* **Written task**
Write out every entry exactly as given, but omit the pictures.
--- Material provided ---
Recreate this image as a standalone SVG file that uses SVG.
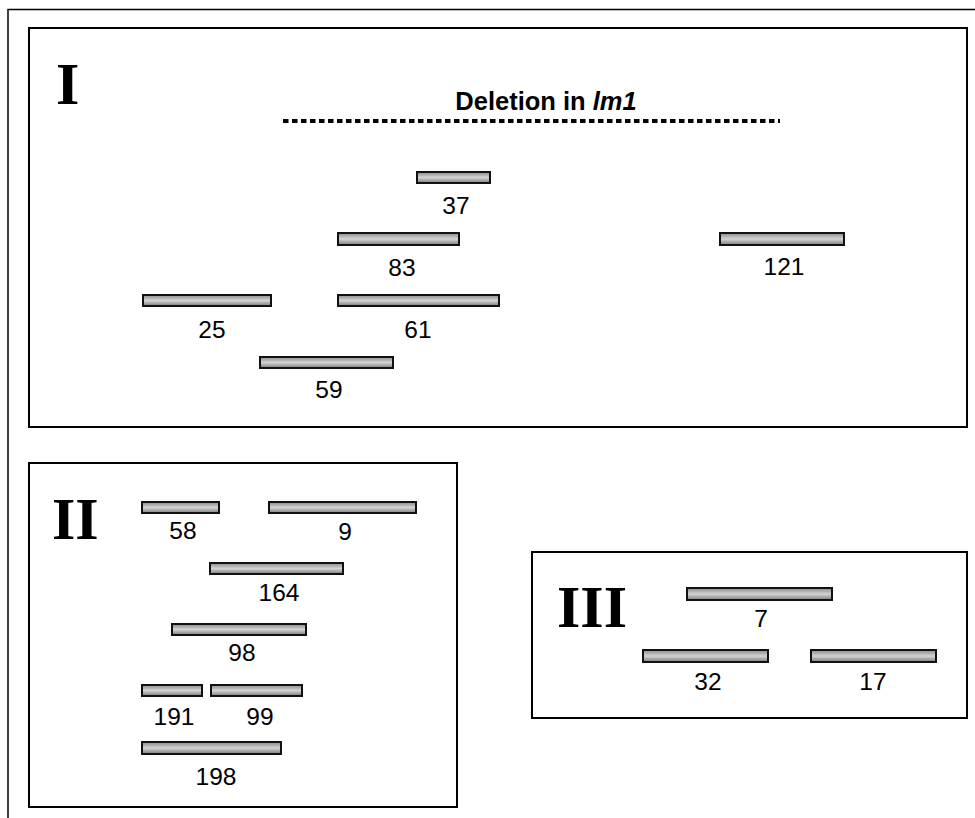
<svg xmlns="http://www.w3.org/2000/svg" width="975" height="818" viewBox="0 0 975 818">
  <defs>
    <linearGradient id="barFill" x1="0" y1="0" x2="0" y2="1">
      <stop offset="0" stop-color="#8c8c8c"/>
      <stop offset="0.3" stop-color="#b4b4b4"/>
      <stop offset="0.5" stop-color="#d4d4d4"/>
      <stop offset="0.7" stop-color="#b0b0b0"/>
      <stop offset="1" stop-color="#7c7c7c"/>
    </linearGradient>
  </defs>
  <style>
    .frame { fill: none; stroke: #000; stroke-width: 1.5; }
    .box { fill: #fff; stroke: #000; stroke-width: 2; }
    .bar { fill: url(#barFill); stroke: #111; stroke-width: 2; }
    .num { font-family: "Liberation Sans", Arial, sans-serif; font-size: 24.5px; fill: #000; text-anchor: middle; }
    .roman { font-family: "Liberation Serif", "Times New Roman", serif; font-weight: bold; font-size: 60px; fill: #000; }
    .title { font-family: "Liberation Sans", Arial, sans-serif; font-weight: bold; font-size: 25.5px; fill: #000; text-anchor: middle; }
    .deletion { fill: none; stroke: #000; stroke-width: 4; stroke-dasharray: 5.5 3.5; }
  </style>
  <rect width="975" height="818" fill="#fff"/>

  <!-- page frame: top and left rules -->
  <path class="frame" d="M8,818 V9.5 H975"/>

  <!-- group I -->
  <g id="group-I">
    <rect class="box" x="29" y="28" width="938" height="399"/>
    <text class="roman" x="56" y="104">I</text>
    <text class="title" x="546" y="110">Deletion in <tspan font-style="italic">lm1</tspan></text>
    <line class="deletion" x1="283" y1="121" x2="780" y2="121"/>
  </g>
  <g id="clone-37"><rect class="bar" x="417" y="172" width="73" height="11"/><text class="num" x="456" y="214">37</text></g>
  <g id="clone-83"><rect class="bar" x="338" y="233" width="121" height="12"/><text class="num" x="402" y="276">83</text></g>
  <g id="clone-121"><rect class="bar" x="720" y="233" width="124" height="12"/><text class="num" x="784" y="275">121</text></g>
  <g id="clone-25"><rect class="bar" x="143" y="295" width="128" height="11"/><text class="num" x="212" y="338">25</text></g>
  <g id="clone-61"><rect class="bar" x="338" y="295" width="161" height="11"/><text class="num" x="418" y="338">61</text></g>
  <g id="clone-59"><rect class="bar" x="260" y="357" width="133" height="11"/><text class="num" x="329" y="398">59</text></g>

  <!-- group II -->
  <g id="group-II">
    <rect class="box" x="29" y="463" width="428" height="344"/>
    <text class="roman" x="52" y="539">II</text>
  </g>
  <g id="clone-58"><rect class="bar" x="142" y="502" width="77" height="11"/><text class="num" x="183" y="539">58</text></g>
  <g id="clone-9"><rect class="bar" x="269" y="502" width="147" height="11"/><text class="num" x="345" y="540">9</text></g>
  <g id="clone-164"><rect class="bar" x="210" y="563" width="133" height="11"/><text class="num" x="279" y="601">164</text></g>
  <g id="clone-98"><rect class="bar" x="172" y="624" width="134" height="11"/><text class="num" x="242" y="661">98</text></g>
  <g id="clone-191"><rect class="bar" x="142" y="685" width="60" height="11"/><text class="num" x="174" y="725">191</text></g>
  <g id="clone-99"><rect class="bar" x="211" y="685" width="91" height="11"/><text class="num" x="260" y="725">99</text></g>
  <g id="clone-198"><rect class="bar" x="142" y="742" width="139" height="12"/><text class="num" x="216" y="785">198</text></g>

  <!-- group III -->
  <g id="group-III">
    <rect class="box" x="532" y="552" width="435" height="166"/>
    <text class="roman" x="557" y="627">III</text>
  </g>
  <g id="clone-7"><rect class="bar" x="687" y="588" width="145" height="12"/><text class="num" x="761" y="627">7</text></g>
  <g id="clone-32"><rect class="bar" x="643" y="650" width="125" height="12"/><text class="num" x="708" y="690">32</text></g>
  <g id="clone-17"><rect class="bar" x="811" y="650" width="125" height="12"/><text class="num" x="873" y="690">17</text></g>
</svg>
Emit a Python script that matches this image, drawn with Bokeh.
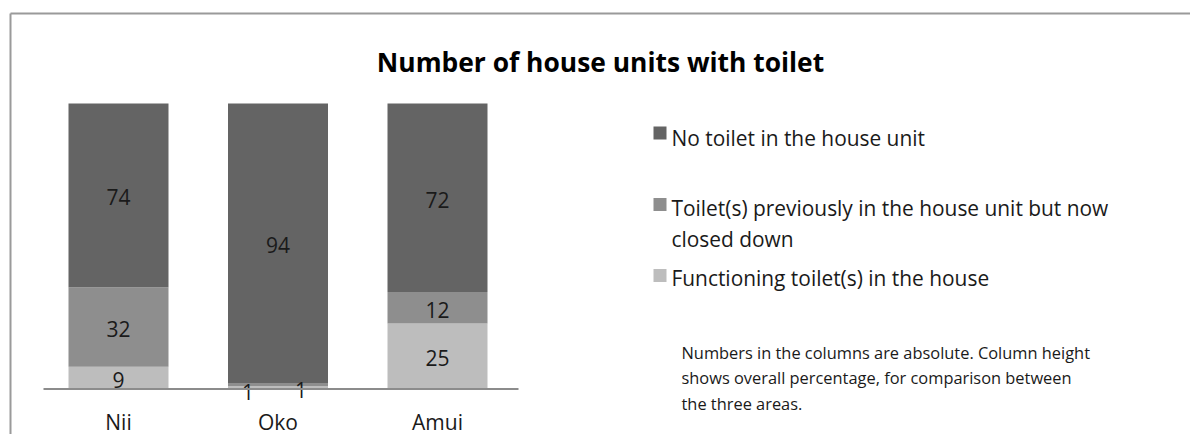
---
* **Full solution**
Recreate this image as a standalone SVG file that uses SVG.
<svg xmlns="http://www.w3.org/2000/svg" width="975" height="818" viewBox="0 0 975 818">
  <defs>
    <linearGradient id="barFill" x1="0" y1="0" x2="0" y2="1">
      <stop offset="0" stop-color="#8c8c8c"/>
      <stop offset="0.3" stop-color="#b4b4b4"/>
      <stop offset="0.5" stop-color="#d4d4d4"/>
      <stop offset="0.7" stop-color="#b0b0b0"/>
      <stop offset="1" stop-color="#7c7c7c"/>
    </linearGradient>
  </defs>
  <style>
    .frame { fill: none; stroke: #000; stroke-width: 1.5; }
    .box { fill: #fff; stroke: #000; stroke-width: 2; }
    .bar { fill: url(#barFill); stroke: #111; stroke-width: 2; }
    .num { font-family: "Liberation Sans", Arial, sans-serif; font-size: 24.5px; fill: #000; text-anchor: middle; }
    .roman { font-family: "Liberation Serif", "Times New Roman", serif; font-weight: bold; font-size: 60px; fill: #000; }
    .title { font-family: "Liberation Sans", Arial, sans-serif; font-weight: bold; font-size: 25.5px; fill: #000; text-anchor: middle; }
    .deletion { fill: none; stroke: #000; stroke-width: 4; stroke-dasharray: 5.5 3.5; }
  </style>
  <rect width="975" height="818" fill="#fff"/>

  <!-- page frame: top and left rules -->
  <path class="frame" d="M8,818 V9.5 H975"/>

  <!-- group I -->
  <g id="group-I">
    <rect class="box" x="29" y="28" width="938" height="399"/>
    <text class="roman" x="56" y="104">I</text>
    <text class="title" x="546" y="110">Deletion in <tspan font-style="italic">lm1</tspan></text>
    <line class="deletion" x1="283" y1="121" x2="780" y2="121"/>
  </g>
  <g id="clone-37"><rect class="bar" x="417" y="172" width="73" height="11"/><text class="num" x="456" y="214">37</text></g>
  <g id="clone-83"><rect class="bar" x="338" y="233" width="121" height="12"/><text class="num" x="402" y="276">83</text></g>
  <g id="clone-121"><rect class="bar" x="720" y="233" width="124" height="12"/><text class="num" x="784" y="275">121</text></g>
  <g id="clone-25"><rect class="bar" x="143" y="295" width="128" height="11"/><text class="num" x="212" y="338">25</text></g>
  <g id="clone-61"><rect class="bar" x="338" y="295" width="161" height="11"/><text class="num" x="418" y="338">61</text></g>
  <g id="clone-59"><rect class="bar" x="260" y="357" width="133" height="11"/><text class="num" x="329" y="398">59</text></g>

  <!-- group II -->
  <g id="group-II">
    <rect class="box" x="29" y="463" width="428" height="344"/>
    <text class="roman" x="52" y="539">II</text>
  </g>
  <g id="clone-58"><rect class="bar" x="142" y="502" width="77" height="11"/><text class="num" x="183" y="539">58</text></g>
  <g id="clone-9"><rect class="bar" x="269" y="502" width="147" height="11"/><text class="num" x="345" y="540">9</text></g>
  <g id="clone-164"><rect class="bar" x="210" y="563" width="133" height="11"/><text class="num" x="279" y="601">164</text></g>
  <g id="clone-98"><rect class="bar" x="172" y="624" width="134" height="11"/><text class="num" x="242" y="661">98</text></g>
  <g id="clone-191"><rect class="bar" x="142" y="685" width="60" height="11"/><text class="num" x="174" y="725">191</text></g>
  <g id="clone-99"><rect class="bar" x="211" y="685" width="91" height="11"/><text class="num" x="260" y="725">99</text></g>
  <g id="clone-198"><rect class="bar" x="142" y="742" width="139" height="12"/><text class="num" x="216" y="785">198</text></g>

  <!-- group III -->
  <g id="group-III">
    <rect class="box" x="532" y="552" width="435" height="166"/>
    <text class="roman" x="557" y="627">III</text>
  </g>
  <g id="clone-7"><rect class="bar" x="687" y="588" width="145" height="12"/><text class="num" x="761" y="627">7</text></g>
  <g id="clone-32"><rect class="bar" x="643" y="650" width="125" height="12"/><text class="num" x="708" y="690">32</text></g>
  <g id="clone-17"><rect class="bar" x="811" y="650" width="125" height="12"/><text class="num" x="873" y="690">17</text></g>
</svg>
Emit a Python script that matches this image, drawn with Bokeh.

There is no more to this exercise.